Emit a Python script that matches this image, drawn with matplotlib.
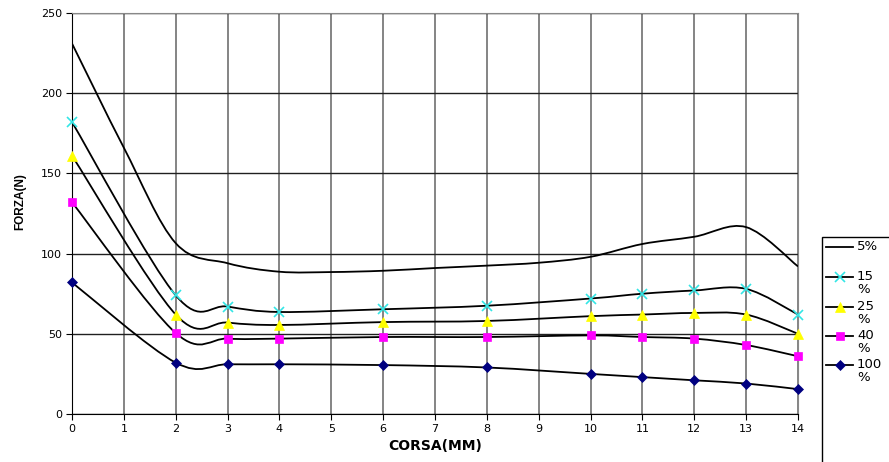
import matplotlib
matplotlib.use("Agg")
import matplotlib.pyplot as plt
from matplotlib.path import Path
from matplotlib.patches import PathPatch, Rectangle
from matplotlib.lines import Line2D

plt.rcParams['font.family'] = ['DejaVu Sans']

# 5% curve has no markers, read at every mm
corsa_5 = list(range(0, 15))
forza_5 = [231, 166, 106.5, 94, 88.7, 88.5, 89.3, 91, 92.5, 94.3, 98, 106, 110.5, 116.5, 92]

corsa = [0, 2, 3, 4, 6, 8, 10, 11, 12, 13, 14]
forza_15 = [182, 74, 67, 63.6, 65.3, 67.5, 72, 75, 77, 78, 62]
forza_25 = [161, 62, 57, 55.5, 57.3, 58, 61, 62, 63, 62, 50]
forza_40 = [132, 50.5, 47, 47, 48, 48, 49, 48, 47, 43, 36]
forza_100 = [82, 32, 31, 31, 30.5, 29, 25, 23, 21, 19, 15.5]

labels = ["5%", "15\n%", "25\n%", "40\n%", "100\n%"]

series = [
    (corsa_5, forza_5, None, None, 0),
    (corsa, forza_15, 'x', '#33e6e6', 7),
    (corsa, forza_25, '^', '#ffff00', 7.5),
    (corsa, forza_40, 's', '#ff00ff', 6),
    (corsa, forza_100, 'D', '#000080', 5),
]


def smooth_path(xs, ys):
    # bezier segments like the excel "smoothed line"
    verts = [(xs[0], ys[0])]
    codes = [Path.MOVETO]
    n = len(xs)
    for i in range(n - 1):
        x0, y0 = xs[max(i - 1, 0)], ys[max(i - 1, 0)]
        x1, y1 = xs[i], ys[i]
        x2, y2 = xs[i + 1], ys[i + 1]
        x3, y3 = xs[min(i + 2, n - 1)], ys[min(i + 2, n - 1)]
        c1 = (x1 + (x2 - x0) / 6, y1 + (y2 - y0) / 6)
        c2 = (x2 - (x3 - x1) / 6, y2 - (y3 - y1) / 6)
        verts += [c1, c2, (x2, y2)]
        codes += [Path.CURVE4] * 3
    return Path(verts, codes)


W, H = 889, 462
fig = plt.figure(figsize=(W / 100, H / 100), dpi=100)
ax = fig.add_axes([72 / W, 1 - 414 / H, (798 - 72) / W, (414 - 13) / H])

for xs, ys, mk, col, ms in series:
    ax.add_patch(PathPatch(smooth_path(xs, ys), facecolor='none', edgecolor='black', lw=1.3, zorder=3))
    if mk:
        ax.plot(xs, ys, linestyle='none', marker=mk, color=col, markersize=ms,
                markeredgewidth=1.2 if mk == 'x' else 0.5, markeredgecolor=col, zorder=4, clip_on=False)

ax.set_xlim(0, 14)
ax.set_ylim(0, 250)
ax.set_xticks(range(0, 15))
ax.set_yticks(range(0, 251, 50))
ax.xaxis.grid(True, color='#707070', lw=1.2)
ax.yaxis.grid(True, color='#202020', lw=1)
ax.set_axisbelow(True)
for s in ['top', 'right']:
    ax.spines[s].set_color('#888888')
ax.tick_params(labelsize=8, length=4, direction='out', pad=3)
ax.set_xlabel("CORSA(MM)", fontsize=10, fontweight='bold', labelpad=4)
ax.set_ylabel("FORZA(N)", fontsize=8.5, fontweight='bold', family='Liberation Sans')
ax.yaxis.set_label_coords(-0.063, 0.53)

# legend box, runs off the bottom edge like the original
fig.patches.append(Rectangle((822 / W, -0.1), 0.2, 1 - 237 / H + 0.1, transform=fig.transFigure,
                             facecolor='white', edgecolor='black', lw=1))
row_y = [247, 277, 307, 336, 365]
for (xs, ys, mk, col, ms), lab, py in zip(series, labels, row_y):
    yf = 1 - py / H
    fig.lines.append(Line2D([826 / W, 853 / W], [yf, yf], transform=fig.transFigure, color='black', lw=1.3))
    if mk:
        fig.lines.append(Line2D([839.5 / W], [yf], transform=fig.transFigure, linestyle='none', marker=mk,
                                color=col, markersize=ms, markeredgewidth=1.2 if mk == 'x' else 0.5,
                                markeredgecolor=col))
    fig.text(857 / W, 1 - (py - 7) / H, lab, fontsize=9.5, va='top', ha='left', linespacing=1.0)

fig.savefig("out.png", dpi=100)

═══

> **Given problem**: Omitting all pictures, restate exactly the lines of the material from its start through the line that contains "return Path(verts, codes)".

> **Solution**:
Emit a Python script that matches this image, drawn with matplotlib.
import matplotlib
matplotlib.use("Agg")
import matplotlib.pyplot as plt
from matplotlib.path import Path
from matplotlib.patches import PathPatch, Rectangle
from matplotlib.lines import Line2D

plt.rcParams['font.family'] = ['DejaVu Sans']

# 5% curve has no markers, read at every mm
corsa_5 = list(range(0, 15))
forza_5 = [231, 166, 106.5, 94, 88.7, 88.5, 89.3, 91, 92.5, 94.3, 98, 106, 110.5, 116.5, 92]

corsa = [0, 2, 3, 4, 6, 8, 10, 11, 12, 13, 14]
forza_15 = [182, 74, 67, 63.6, 65.3, 67.5, 72, 75, 77, 78, 62]
forza_25 = [161, 62, 57, 55.5, 57.3, 58, 61, 62, 63, 62, 50]
forza_40 = [132, 50.5, 47, 47, 48, 48, 49, 48, 47, 43, 36]
forza_100 = [82, 32, 31, 31, 30.5, 29, 25, 23, 21, 19, 15.5]

labels = ["5%", "15\n%", "25\n%", "40\n%", "100\n%"]

series = [
    (corsa_5, forza_5, None, None, 0),
    (corsa, forza_15, 'x', '#33e6e6', 7),
    (corsa, forza_25, '^', '#ffff00', 7.5),
    (corsa, forza_40, 's', '#ff00ff', 6),
    (corsa, forza_100, 'D', '#000080', 5),
]


def smooth_path(xs, ys):
    # bezier segments like the excel "smoothed line"
    verts = [(xs[0], ys[0])]
    codes = [Path.MOVETO]
    n = len(xs)
    for i in range(n - 1):
        x0, y0 = xs[max(i - 1, 0)], ys[max(i - 1, 0)]
        x1, y1 = xs[i], ys[i]
        x2, y2 = xs[i + 1], ys[i + 1]
        x3, y3 = xs[min(i + 2, n - 1)], ys[min(i + 2, n - 1)]
        c1 = (x1 + (x2 - x0) / 6, y1 + (y2 - y0) / 6)
        c2 = (x2 - (x3 - x1) / 6, y2 - (y3 - y1) / 6)
        verts += [c1, c2, (x2, y2)]
        codes += [Path.CURVE4] * 3
    return Path(verts, codes)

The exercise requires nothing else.